In the same way, a competitive fighting gamer has to practice those basic combos for their character, regardless of how many times they’ve been done before. Justin Wong, one of the most recognizable faces in that community, still spends thirty minutes on basic combos before he even begins drilling for specific situations. In fact, his entire training regimen mirrors that of a martial artist, beginning with drills on the basics (as a warm up, at the very least) before delving into drills for specific situations, “footwork” drills (“zoning” is just as important in martial arts as it is in fighting games), more drills for specific situations, and wrapping it up with the fighting game equivalent of shadow boxing.
You can draw further comparisons when it comes to competition. Playing matches against teammates is akin to sparring, pick-up games are like “smokers” (amateur matches), and tournaments are the actual competition, where your skills are put to the test. At those higher levels, in sparring up through tournament fighting, you’re only going to be successful if your basics are strong enough that they come out without a surplus of thought.
For example: If I was playing Rufus, I would work on his dive kick, standing light kick 2x, into standing hard punch, into hard punch Galactic Tornado…
– Justin Wong
In the middle of a match, Justin can’t be concerned with this combination’s execution. In the same way, a jiujiteiro doesn’t have time to think through the mechanics of a triangle choke; if the opportunity presents itself, they need to be able to just go for it. This applies defensively as well.
This is the famous “Evo 2004 Moment #37.” For those unaware, Street Fighter III introduced a parry system in which attacks could be defended, without any damage even from special or super techniques, as long as the player moved into the attack rather than away from it. There are a few caveats that make this far more difficult than simply blocking:
- The parry must occur at the moment of impact. There’s a very small window in which the parry may be successfully executed.
- Attacks that hit low must be parried by pressing “down” instead of “forward,” which means an attack must be properly read in addition to the parry being properly timed.
- Every hit of the attack must be parried individually.

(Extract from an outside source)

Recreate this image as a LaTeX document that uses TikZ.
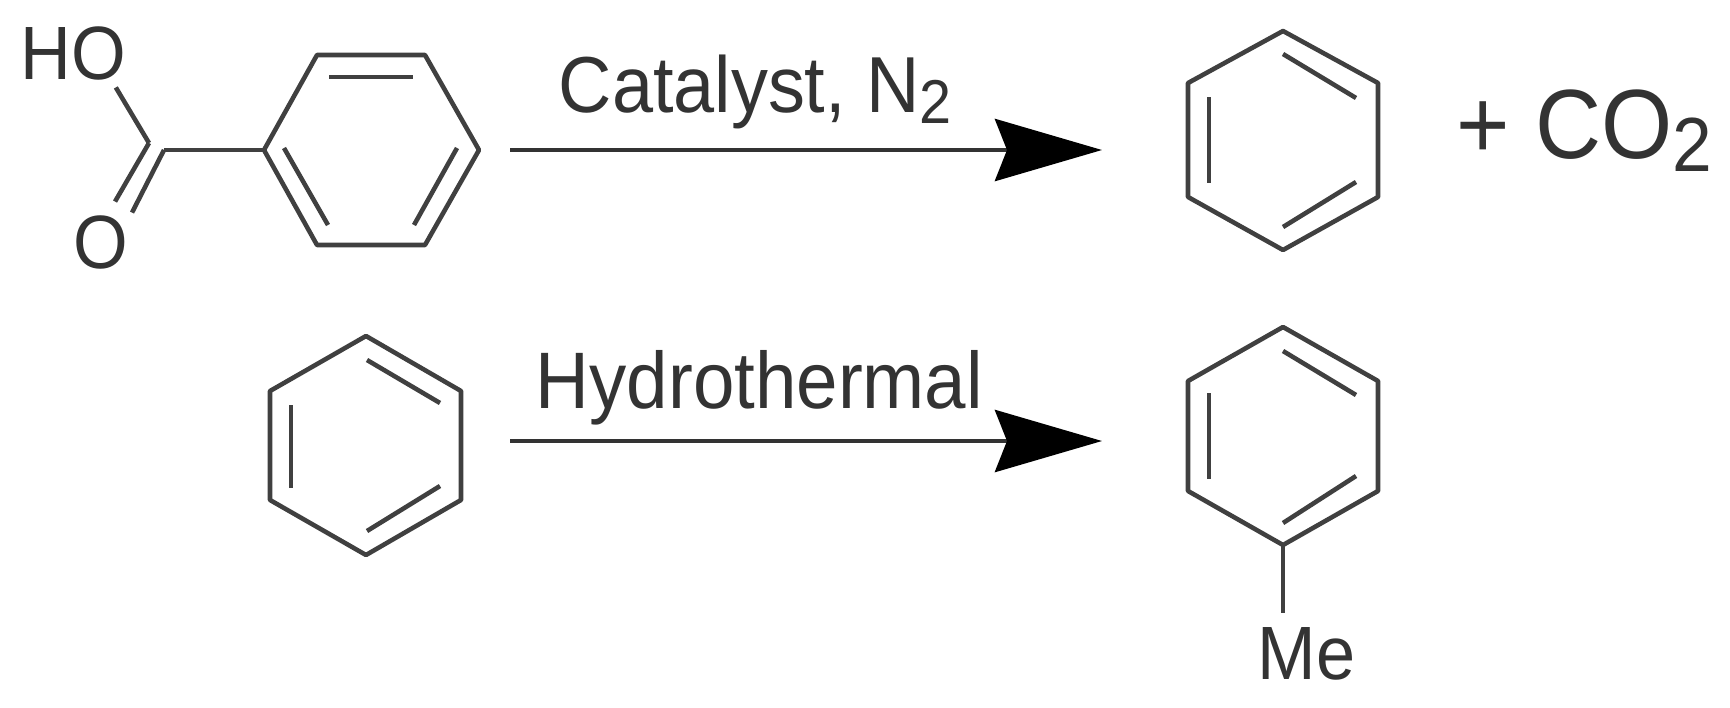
\documentclass[tikz,border=0pt]{standalone}
\usepackage{fontspec}
\usepackage{graphicx}
\setmainfont[FakeStretch=0.93]{Liberation Sans}
\usetikzlibrary{arrows.meta}
\definecolor{mycolor1}{rgb}{0.25,0.25,0.25}
\definecolor{mycolor2}{rgb}{0.2,0.2,0.2}
\newcommand{\subtwo}{\raisebox{-0.14em}{\scalebox{0.78}{2}}}
\tikzset{
  bond/.style={draw=mycolor1,line width=1.3pt,line join=round},
  chemtext/.style={text=mycolor2,inner sep=0pt,anchor=base west,font=\fontsize{21.5}{24}\selectfont},
  reaction/.style={draw=mycolor2,line width=1.4pt,-{Stealth[length=1.07cm,width=0.62cm,inset=0.12cm,color=black]}}
}
\begin{document}
\begin{tikzpicture}
\useasboundingbox (0,0) rectangle (17.30,-7.07);

% benzoic acid
\node [chemtext] (hydroxyl) at (0.20,-0.79) {HO};
\node [chemtext] (oxygen) at (0.73,-2.68) {O};
\coordinate (carbonA) at (1.49,-1.43);
\coordinate (carbonB) at (1.64,-1.50);
\coordinate (ipso) at (2.64,-1.50);
\draw [bond] (ipso) -- ++(0.53,0.95) -- ++(1.08,0) -- ++(0.54,-0.95) -- ++(-0.54,-0.95) -- ++(-1.08,0) -- cycle;
\draw [bond] (3.29,-0.77) -- ++(0.84,0);
\draw [bond] (2.84,-1.48) -- ++(0.44,-0.77);
\draw [bond] (4.57,-1.48) -- ++(-0.43,-0.77);
\draw [bond] (carbonB) -- (ipso);
\draw [bond] (carbonA) -- ([shift={(-0.11,-0.07)}]hydroxyl.south east);
\draw [bond] (carbonA) -- ([shift={(0.14,0.13)}]oxygen.north);
\draw [bond] (carbonB) -- ([shift={(0.31,0.02)}]oxygen.north);

% first reaction
\coordinate (startA) at (5.10,-1.50);
\coordinate (endA) at (11.02,-1.50);
\draw [reaction] (startA) -- (endA);
\node [chemtext,font=\fontsize{22.6}{24}\selectfont] (catalyst) at (5.58,-1.12) {Catalyst, N\subtwo};

% benzene
\draw [bond] (12.83,-0.31) -- ++(0.95,-0.52) -- ++(0,-1.14) -- ++(-0.95,-0.53) -- ++(-0.95,0.53) -- ++(0,1.14) -- cycle;
\draw [bond] (12.09,-0.97) -- ++(0,-0.86);
\draw [bond] (12.83,-0.54) -- ++(0.73,-0.44);
\draw [bond] (12.83,-2.27) -- ++(0.73,0.45);
\node [chemtext,font=\fontsize{28}{30}\selectfont] (carbondioxide) at (14.56,-1.58) {+ CO\subtwo};

% second row
\draw [bond] (3.66,-3.36) -- ++(0.95,-0.55) -- ++(0,-1.09) -- ++(-0.95,-0.55) -- ++(-0.96,0.55) -- ++(0,1.09) -- cycle;
\draw [bond] (2.91,-4.05) -- ++(0,-0.83);
\draw [bond] (3.67,-3.60) -- ++(0.73,-0.43);
\draw [bond] (3.67,-5.31) -- ++(0.73,0.45);

\coordinate (startB) at (5.10,-4.41);
\coordinate (endB) at (11.02,-4.41);
\draw [reaction] (startB) -- (endB);
\node [chemtext,font=\fontsize{22.8}{24}\selectfont] (hydrothermal) at (5.35,-4.08) {Hydrothermal};

% toluene
\coordinate (para) at (12.83,-5.45);
\draw [bond] (para) -- ++(0.95,0.54) -- ++(0,1.10) -- ++(-0.95,0.54) -- ++(-0.95,-0.54) -- ++(0,-1.10) -- cycle;
\draw [bond] (12.09,-3.93) -- ++(0,-0.86);
\draw [bond] (12.83,-3.51) -- ++(0.73,-0.44);
\draw [bond] (12.83,-5.23) -- ++(0.73,0.47);
\node [chemtext] (methyl) at (12.57,-6.79) {Me};
\draw [bond] (para) -- ([yshift=0.13cm]para |- methyl.north);
\end{tikzpicture}
\end{document}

In the above video, Daigo Umehara successfully parries an entire super attack from Chun-Li and counters to win the match with only a sliver of health remaining. This is doubly impressive since the super Chun-Li uses is often considered to be the fastest in the game.

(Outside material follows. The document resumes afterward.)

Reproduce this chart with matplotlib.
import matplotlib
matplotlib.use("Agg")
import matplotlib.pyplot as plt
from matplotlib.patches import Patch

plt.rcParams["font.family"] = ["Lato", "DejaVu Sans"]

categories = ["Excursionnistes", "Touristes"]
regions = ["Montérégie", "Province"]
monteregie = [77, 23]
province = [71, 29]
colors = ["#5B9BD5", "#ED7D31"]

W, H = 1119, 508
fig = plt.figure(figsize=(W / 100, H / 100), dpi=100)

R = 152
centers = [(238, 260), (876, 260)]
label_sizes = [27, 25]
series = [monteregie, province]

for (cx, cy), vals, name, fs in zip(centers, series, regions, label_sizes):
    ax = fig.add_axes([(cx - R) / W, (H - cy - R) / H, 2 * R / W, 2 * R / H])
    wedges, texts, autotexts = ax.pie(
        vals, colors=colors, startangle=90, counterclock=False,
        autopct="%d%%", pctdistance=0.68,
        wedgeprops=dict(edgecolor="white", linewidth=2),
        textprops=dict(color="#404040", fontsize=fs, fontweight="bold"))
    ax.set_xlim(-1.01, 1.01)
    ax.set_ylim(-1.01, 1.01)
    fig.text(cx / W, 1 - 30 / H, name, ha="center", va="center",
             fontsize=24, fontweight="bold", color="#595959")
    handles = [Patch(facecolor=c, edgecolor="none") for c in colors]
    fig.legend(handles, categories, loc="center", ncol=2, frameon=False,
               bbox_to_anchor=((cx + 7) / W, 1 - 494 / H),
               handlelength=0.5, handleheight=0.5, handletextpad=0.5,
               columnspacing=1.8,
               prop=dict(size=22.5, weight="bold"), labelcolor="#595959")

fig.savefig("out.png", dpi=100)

This almost unbelievable parry isn’t a matter of luck, though. It’s clear, beyond a shadow of a doubt, that Daigo has practiced and prepared for this exact moment, such that when the opportunity arises in actual competition, it’s possible for him to pull it off. Don’t believe me? Daigo was waiting for this very attack. Despite having only a sliver of health, and seeing that Chun-Li is attempting the move, he does nothing to move out of the way in the seconds before Justin properly executes it. Further, that first hit comes out so fast that one actually has to begin the parry for it before the screen freezes for the super.
And, in case you were still convinced this was only a fluke, here’s the same thing happening ten years later with the same participants:
Daigo even follows up with the exact same combo.
The point is this: in whatever you do, or for any skill you want to learn, be it related to video games, martial arts, or something else entirely, start with the basics. Those basics are your foundation and they need to be second nature. The cool shit will come with time.